Construtor de utopias
Por João Paulo - EM Cultura
Silvio Tendler mantém linha humanista em filme sobre Milton Santos
Caliban Produções Cinematográficas/DivulgaçãoMilton Santos é autor de obra que critica os rumos da globalização e do neoliberalismo O documentário Encontro com Milton Santos ou: O mundo global visto do lado de cá, de Sílvio Tendler, tem dois grandes desafios para resolver. Em primeiro lugar, apresentar um dos mais importantes intelectuais brasileiros contemporâneos, dono de um pensamento tão complexo quanto engajado. A segunda tarefa, ligada à primeira, é dar conta de um discurso de esquerda sem se perder no maniqueísmo. O primeiro risco é dado pela grandeza do personagem; o segundo, pela fragilidade do discurso pretensamente documental. O diretor se sai bem, mantendo a linha humanista que é própria em seu trabalho. O filme informa, emociona e faz pensar.

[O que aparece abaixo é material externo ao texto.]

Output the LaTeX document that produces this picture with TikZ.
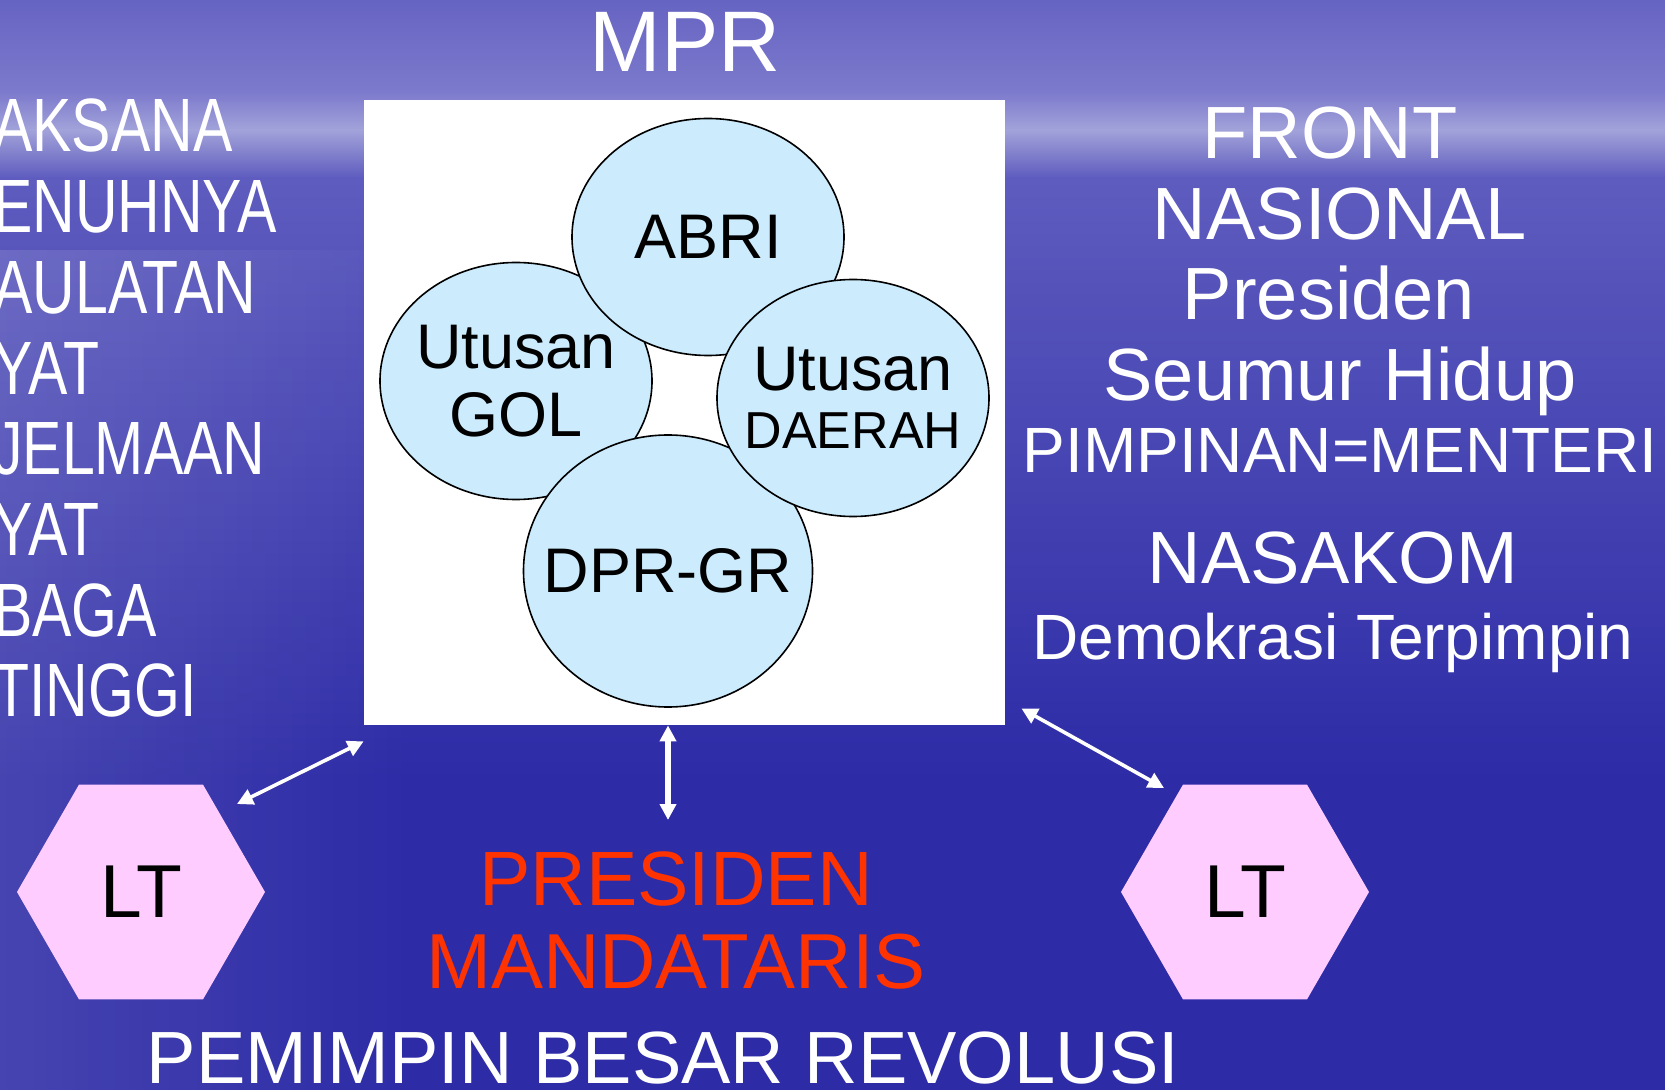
\documentclass[tikz,border=0pt]{standalone}
\usepackage{fontspec}
\setmainfont{Liberation Sans}
\usetikzlibrary{shapes.geometric,arrows.meta,fadings}
\definecolor{seatop}{HTML}{6664C2}
\definecolor{seahaze}{HTML}{7C7ACC}
\definecolor{seaband}{HTML}{A2A2DA}
\definecolor{seamid}{HTML}{5E5CBE}
\definecolor{seabot}{HTML}{2D2BA6}
\definecolor{bubblefill}{HTML}{CCEBFC}
\definecolor{hexfill}{HTML}{FFCCFF}
\definecolor{presred}{HTML}{FF3300}

\begin{document}
\begin{tikzpicture}[x=0.5pt, y=-0.5pt,
  bubble/.style={ellipse, draw=black, line width=0.8pt, fill=bubblefill, inner sep=0pt,
    minimum width=136pt, minimum height=118.5pt},
  every label/.append style={align=center, inner sep=0pt, font=\fontsize{31.5}{34}\selectfont},
  hexbox/.style={regular polygon, regular polygon sides=6, minimum size=124pt, inner sep=0pt,
    fill=hexfill, font=\fontsize{37.5}{40}\selectfont},
  slide/.style={white, anchor=base, inner sep=0pt},
  dbl/.style={white, line width=1.8pt, {Triangle[length=8pt,width=8pt]}-{Triangle[length=8pt,width=8pt]}}]
  \useasboundingbox (0,0) rectangle (1665,1090);
  \fill[seabot] (0,0) rectangle (1665,1090);
  \shade[top color=seatop, bottom color=seahaze] (0,0) rectangle (1665,92);
  \shade[top color=seahaze, bottom color=seaband] (0,92) rectangle (1665,130);
  \shade[top color=seaband, bottom color=seamid] (0,130) rectangle (1665,178);
  \shade[top color=seamid, bottom color=seabot] (0,178) rectangle (1665,780);
  \fill[white, opacity=0.12, path fading=east] (0,250) rectangle (420,1090);

  \node[fill=white, minimum width=320.5pt, minimum height=312.5pt, inner sep=0pt] (box) at (684.5,412.5) {};
  \node[bubble, label=center:{Utusan\\GOL}] (gol) at (516,381) {};
  \node[bubble, label=center:ABRI] (abri) at (708,237) {};
  \node[bubble, minimum width=144.5pt, minimum height=136pt, label=center:DPR-GR] (dpr) at (668,571) {};
  \node[bubble, label=center:{Utusan\\[-5pt]{\fontsize{26}{29}\selectfont DAERAH}}] (daerah) at (853,398) {};

  \node[hexbox] (ltl) at (141,892) {LT};
  \node[hexbox] (ltr) at (1245,892) {LT};

  \node[slide, font=\fontsize{43}{46}\selectfont] (mpr) at (685,72) {MPR};
  \foreach \w [count=\i] in {AKSANA,ENUHNYA,AULATAN,YAT,JELMAAN,YAT,BAGA,TINGGI}
    \node[slide, anchor=base west, xscale=0.78, transform shape, font=\fontsize{37.8}{40}\selectfont]
      (left\i) at (-7,{152+80.7*(\i-1)}) {\w};

  \node[slide, font=\fontsize{37}{40}\selectfont] (front) at (1330,159) {FRONT};
  \node[slide, font=\fontsize{37}{40}\selectfont] (nasional) at (1340,240) {NASIONAL};
  \node[slide, font=\fontsize{37}{40}\selectfont] (presiden) at (1329,320) {Presiden};
  \node[slide, font=\fontsize{37}{40}\selectfont] (seumur) at (1340,401) {Seumur Hidup};
  \node[slide, font=\fontsize{32}{35}\selectfont] (pimpinan) at (1340,473) {PIMPINAN=MENTERI};
  \node[slide, font=\fontsize{37}{40}\selectfont] (nasakom) at (1333,584) {NASAKOM};
  \node[slide, font=\fontsize{32}{35}\selectfont] (demokrasi) at (1333,660) {Demokrasi Terpimpin};

  \node[slide, text=presred, font=\fontsize{38.5}{41}\selectfont] (pres) at (676,905) {PRESIDEN};
  \node[slide, text=presred, font=\fontsize{39}{41}\selectfont] (mandat) at (676,988) {MANDATARIS};
  \node[slide, font=\fontsize{37}{40}\selectfont] (pbr) at (663,1083) {PEMIMPIN BESAR REVOLUSI};

  \coordinate (ltlend) at (237,804);
  \coordinate (ltrend) at (1164,788);
  \coordinate (presend) at (668,820);
  \draw[dbl] (ltlend) -- ([yshift=-8pt]box.south west);
  \draw[dbl, line width=2.7pt] (dpr |- box.south) -- (presend);
  \draw[dbl] ([shift={(8pt,8.5pt)}]box.south east) -- (ltrend);
\end{tikzpicture}
\end{document}
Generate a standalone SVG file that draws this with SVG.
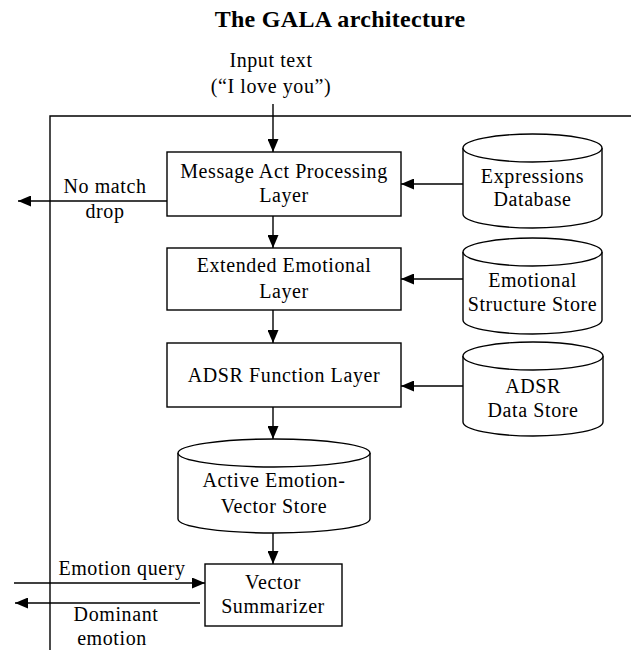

Milton Santos (1926-2001) nasceu em Brotas de Macaúbas, neto de escravos. Formou-se em direito e foi para França, em 1958, onde se doutorou em geografia. Escreveu mais de 40 livros, morou e lecionou na França, Tanzânia, Venezuela, Estados Unidos e Canadá, antes de retornar o Brasil. Sua obra se voltou para a compreensão e superação da padrão econômico neoliberal, defendendo os movimentos sociais e sua proposta de alargamento democrático. O filme tem como ponto de partida uma longa entrevista concedida poucos meses antes de morrer, na qual Milton Santos afirma: "O problema que me parece importante com a globalização é a segmentação da formulação dos códigos éticos. Quer dizer, há uma ética dos poderosos, que não chega a ser ética, e há uma outra ética, dos que não têm nada". Tendler não deixa dúvida sobre o lado do geógrafo.
O cineasta se esforça para localizar o pensamento de Milton Santos inserido no contexto internacional da esquerda. A opção dá mais consistência ao documentário, evitando com isso o culto do brilho da inteligência e carisma do geógrafo, em nome de uma visão de mundo. No entanto, algumas vezes essa operação coloca no texto, lido por atores (Milton Gonçalves e Fernanda Montenegro, entre outros), um acento que não se sabe se pertence estritamente ao biografado. Para quem sempre evitou o pensamento único e combateu a globalização, parece quase uma armadilha: será que não existem também sutilezas e distinções "do lado de cá"?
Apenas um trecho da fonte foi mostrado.